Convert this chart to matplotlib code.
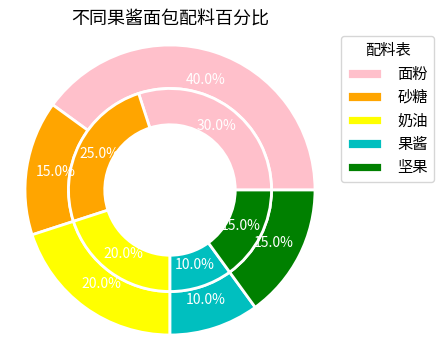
import matplotlib
matplotlib.use("Agg")
import matplotlib.pyplot as plt

plt.rcParams['font.family'] = ['Noto Sans CJK SC', 'DejaVu Sans']
plt.rcParams['axes.unicode_minus'] = False

labels = ['面粉', '砂糖', '奶油', '果酱', '坚果']
outer_vals = [40, 15, 20, 10, 15]
inner_vals = [30, 25, 20, 10, 15]
colors = ['pink', 'orange', 'yellow', 'c', 'g']
title = '不同果酱面包配料百分比'
legend_title = '配料表'

W, H = 438, 361
fig = plt.figure(figsize=(W / 100, H / 100), dpi=100)
R = 145.0
cx, cy = 170.0, 361 - 190.0
half = 1.1 * R
ax = fig.add_axes([(cx - half) / W, (cy - half) / H, 2 * half / W, 2 * half / H])

wedges, texts, autotexts = ax.pie(outer_vals, radius=1.0, colors=colors,
                                  autopct='%3.1f%%', pctdistance=0.8,
                                  wedgeprops=dict(width=0.3, edgecolor='w', linewidth=2),
                                  textprops=dict(color='w', fontsize=10))
ax.pie(inner_vals, radius=0.7, colors=colors,
       autopct='%3.1f%%', pctdistance=0.78,
       wedgeprops=dict(width=0.25, edgecolor='w', linewidth=2),
       textprops=dict(color='w', fontsize=10))
ax.set_xlim(-1.1, 1.1)
ax.set_ylim(-1.1, 1.1)
ax.set_aspect('equal')
ax.set_title(title, fontsize=13, pad=4)

fig.legend(wedges, labels, title=legend_title, loc='upper left',
           bbox_to_anchor=(341 / W, 1 - 36 / H), borderaxespad=0,
           fontsize=11, title_fontsize=11, handlelength=2.3, handletextpad=1.0,
           labelspacing=0.42, borderpad=0.4)

fig.savefig('out.png', dpi=100)
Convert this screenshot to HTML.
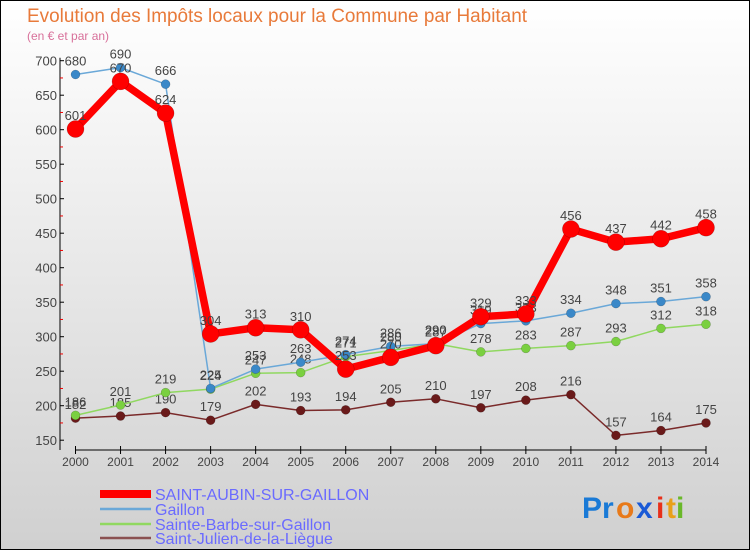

+++

Directions for this task: Exclude all images and restate the records above word for word.

Solution to the exercise:
Convert this chart to matplotlib code.
import matplotlib
matplotlib.use("Agg")
import matplotlib.pyplot as plt

plt.rcParams['font.family'] = ['Noto Sans CJK SC', 'DejaVu Sans']
plt.rcParams['axes.unicode_minus'] = False

labels = ['面粉', '砂糖', '奶油', '果酱', '坚果']
outer_vals = [40, 15, 20, 10, 15]
inner_vals = [30, 25, 20, 10, 15]
colors = ['pink', 'orange', 'yellow', 'c', 'g']
title = '不同果酱面包配料百分比'
legend_title = '配料表'

W, H = 438, 361
fig = plt.figure(figsize=(W / 100, H / 100), dpi=100)
R = 145.0
cx, cy = 170.0, 361 - 190.0
half = 1.1 * R
ax = fig.add_axes([(cx - half) / W, (cy - half) / H, 2 * half / W, 2 * half / H])

wedges, texts, autotexts = ax.pie(outer_vals, radius=1.0, colors=colors,
                                  autopct='%3.1f%%', pctdistance=0.8,
                                  wedgeprops=dict(width=0.3, edgecolor='w', linewidth=2),
                                  textprops=dict(color='w', fontsize=10))
ax.pie(inner_vals, radius=0.7, colors=colors,
       autopct='%3.1f%%', pctdistance=0.78,
       wedgeprops=dict(width=0.25, edgecolor='w', linewidth=2),
       textprops=dict(color='w', fontsize=10))
ax.set_xlim(-1.1, 1.1)
ax.set_ylim(-1.1, 1.1)
ax.set_aspect('equal')
ax.set_title(title, fontsize=13, pad=4)

fig.legend(wedges, labels, title=legend_title, loc='upper left',
           bbox_to_anchor=(341 / W, 1 - 36 / H), borderaxespad=0,
           fontsize=11, title_fontsize=11, handlelength=2.3, handletextpad=1.0,
           labelspacing=0.42, borderpad=0.4)

fig.savefig('out.png', dpi=100)
Convert this screenshot to HTML.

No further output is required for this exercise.